A dung beetle colony is a self-replacing one-off cost, “which will still be there for your grandkids”.
“A beef producer is infinitely better off getting a new species of dung beetle than he is buying one tonne of phosphate fertiliser or any other type of fertiliser,” Mr Feehan said. “The difference is, you will have to re-do the fertiliser in three to four years time.”
Mr Lowe continues to annually fertilise his property with super phosphate as part of his fertility management plan.
In conjunction with the dung beetles, he also uses agricultural lime to improve the pH levels of soil.
A farm must have phosphate and other trace elements for the dung beetles to be effective as they will recycle them to perpetuate the health of the paddocks.
“They can’t make something out of nothing,” Mr Feehan said.
Dung beetles can be found right across Australia and many farmers may find an introduced species burying their cow dung – or one of the 500 native species that feed on native marsupial dung – on their property.
The activity of these beetles may not be year-round and farmers can introduce species that are active during months where others are dormant.
“They may have dung beetle activity from November to March, but they have nothing for the other seven months of the year,” Mr Feehan said.
“They don’t realise that gap in the year, which is much longer than the period they have dung beetle activity, can be filled, particularly down in the southern part of the continent,” he said.

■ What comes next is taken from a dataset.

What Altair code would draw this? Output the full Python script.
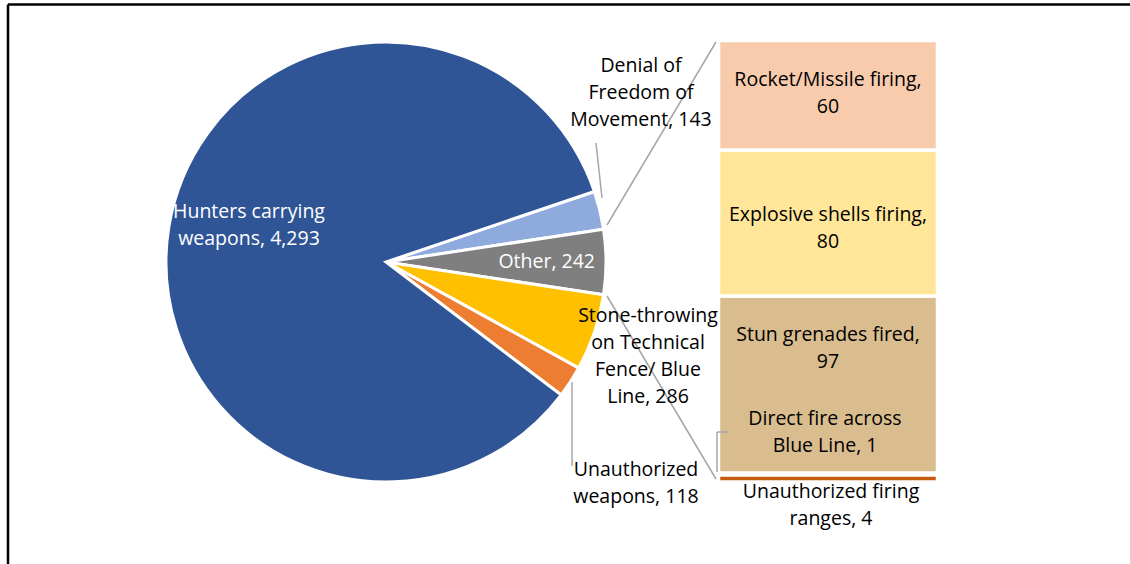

Summer and spring active beetles are working tirelessly in Mr Lowe’s paddocks, but he is looking to introduce a few species that work throughout the winter months to get year-round benefits from the beetle.
Mr Feehan describes walking on a property with active dung beetle colonies as completely fly-free and the “paddocks as clean and clear as the fairways on a golf course”.
Numerous farmers around the Goulburn district have already introduced dung beetles colonies onto their properties and with their countless advantages, there’s bound to be more hopping on board the dung beetle train.